[A run of records]
---*---

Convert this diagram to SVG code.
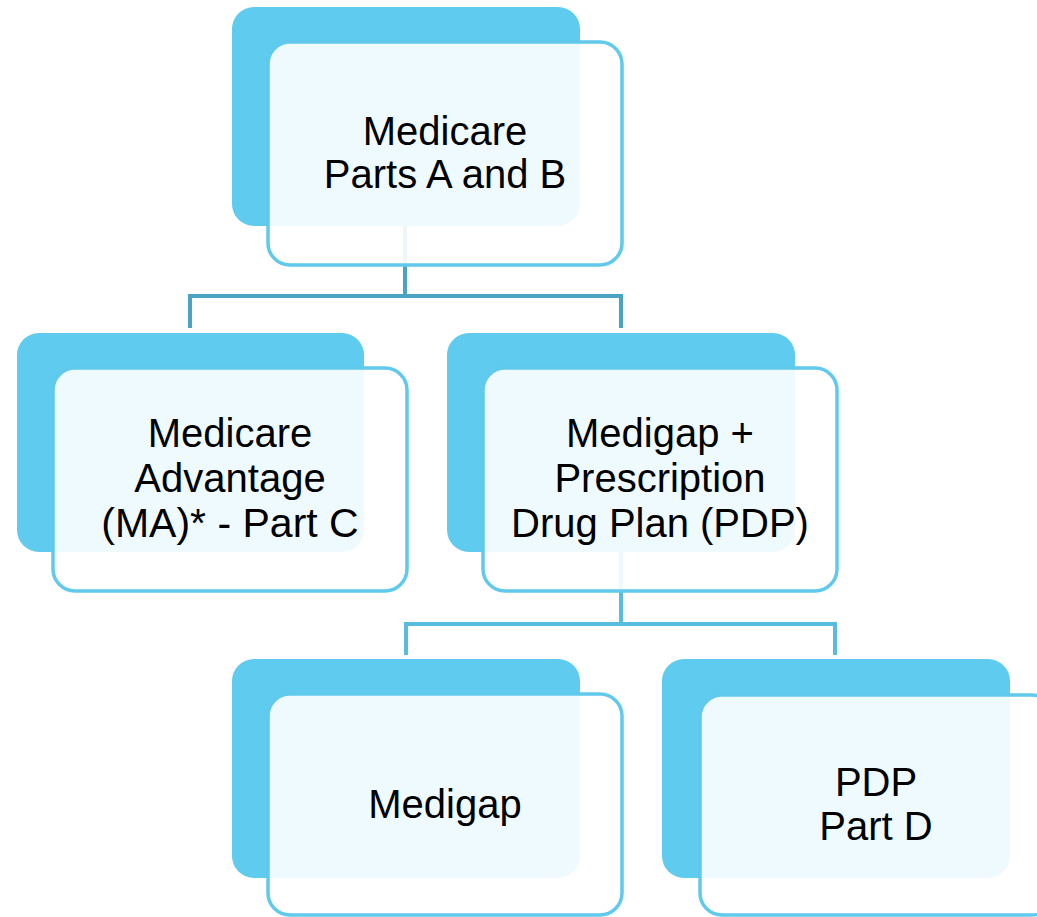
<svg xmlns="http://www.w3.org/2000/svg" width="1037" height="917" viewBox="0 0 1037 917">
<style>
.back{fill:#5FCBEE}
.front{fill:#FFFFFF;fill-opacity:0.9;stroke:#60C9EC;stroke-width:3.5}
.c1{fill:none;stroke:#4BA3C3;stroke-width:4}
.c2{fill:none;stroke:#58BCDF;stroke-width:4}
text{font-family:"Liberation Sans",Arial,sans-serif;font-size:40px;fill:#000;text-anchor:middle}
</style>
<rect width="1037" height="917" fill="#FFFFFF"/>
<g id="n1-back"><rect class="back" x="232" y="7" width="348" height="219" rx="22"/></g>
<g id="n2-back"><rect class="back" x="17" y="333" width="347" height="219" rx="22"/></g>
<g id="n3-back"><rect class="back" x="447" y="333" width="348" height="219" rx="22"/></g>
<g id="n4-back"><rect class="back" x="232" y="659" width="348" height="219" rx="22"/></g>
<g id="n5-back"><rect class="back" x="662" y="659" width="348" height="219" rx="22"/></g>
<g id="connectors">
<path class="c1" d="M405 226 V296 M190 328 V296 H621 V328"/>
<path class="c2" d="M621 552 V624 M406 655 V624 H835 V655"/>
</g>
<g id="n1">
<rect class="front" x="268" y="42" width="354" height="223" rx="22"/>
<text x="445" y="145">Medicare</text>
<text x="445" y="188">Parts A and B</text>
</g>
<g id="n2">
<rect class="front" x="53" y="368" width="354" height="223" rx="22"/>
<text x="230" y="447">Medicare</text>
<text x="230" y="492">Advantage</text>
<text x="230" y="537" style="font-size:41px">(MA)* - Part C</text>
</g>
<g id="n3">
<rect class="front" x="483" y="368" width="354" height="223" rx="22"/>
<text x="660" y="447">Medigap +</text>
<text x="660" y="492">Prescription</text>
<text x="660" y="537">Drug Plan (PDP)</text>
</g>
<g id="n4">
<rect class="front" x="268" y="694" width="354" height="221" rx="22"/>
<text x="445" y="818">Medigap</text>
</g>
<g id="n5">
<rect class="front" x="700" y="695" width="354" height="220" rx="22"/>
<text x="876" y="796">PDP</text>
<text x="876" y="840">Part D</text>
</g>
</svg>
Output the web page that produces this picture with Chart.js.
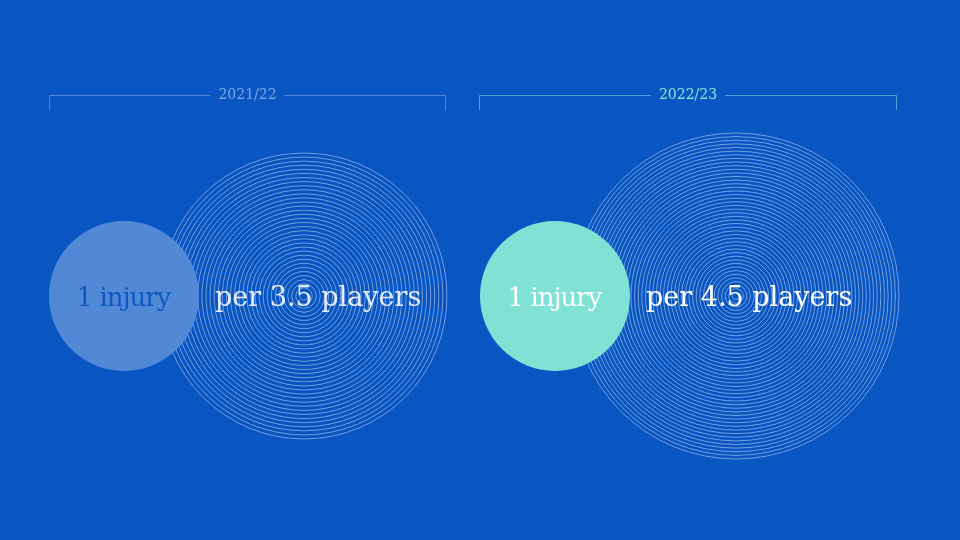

---*---

In the copy, include all records verbatim but no images.

◆ ANSWER TO THIS PROBLEM
Convert this diagram to SVG code.
<svg xmlns="http://www.w3.org/2000/svg" width="1037" height="917" viewBox="0 0 1037 917">
<style>
.back{fill:#5FCBEE}
.front{fill:#FFFFFF;fill-opacity:0.9;stroke:#60C9EC;stroke-width:3.5}
.c1{fill:none;stroke:#4BA3C3;stroke-width:4}
.c2{fill:none;stroke:#58BCDF;stroke-width:4}
text{font-family:"Liberation Sans",Arial,sans-serif;font-size:40px;fill:#000;text-anchor:middle}
</style>
<rect width="1037" height="917" fill="#FFFFFF"/>
<g id="n1-back"><rect class="back" x="232" y="7" width="348" height="219" rx="22"/></g>
<g id="n2-back"><rect class="back" x="17" y="333" width="347" height="219" rx="22"/></g>
<g id="n3-back"><rect class="back" x="447" y="333" width="348" height="219" rx="22"/></g>
<g id="n4-back"><rect class="back" x="232" y="659" width="348" height="219" rx="22"/></g>
<g id="n5-back"><rect class="back" x="662" y="659" width="348" height="219" rx="22"/></g>
<g id="connectors">
<path class="c1" d="M405 226 V296 M190 328 V296 H621 V328"/>
<path class="c2" d="M621 552 V624 M406 655 V624 H835 V655"/>
</g>
<g id="n1">
<rect class="front" x="268" y="42" width="354" height="223" rx="22"/>
<text x="445" y="145">Medicare</text>
<text x="445" y="188">Parts A and B</text>
</g>
<g id="n2">
<rect class="front" x="53" y="368" width="354" height="223" rx="22"/>
<text x="230" y="447">Medicare</text>
<text x="230" y="492">Advantage</text>
<text x="230" y="537" style="font-size:41px">(MA)* - Part C</text>
</g>
<g id="n3">
<rect class="front" x="483" y="368" width="354" height="223" rx="22"/>
<text x="660" y="447">Medigap +</text>
<text x="660" y="492">Prescription</text>
<text x="660" y="537">Drug Plan (PDP)</text>
</g>
<g id="n4">
<rect class="front" x="268" y="694" width="354" height="221" rx="22"/>
<text x="445" y="818">Medigap</text>
</g>
<g id="n5">
<rect class="front" x="700" y="695" width="354" height="220" rx="22"/>
<text x="876" y="796">PDP</text>
<text x="876" y="840">Part D</text>
</g>
</svg>
Output the web page that produces this picture with Chart.js.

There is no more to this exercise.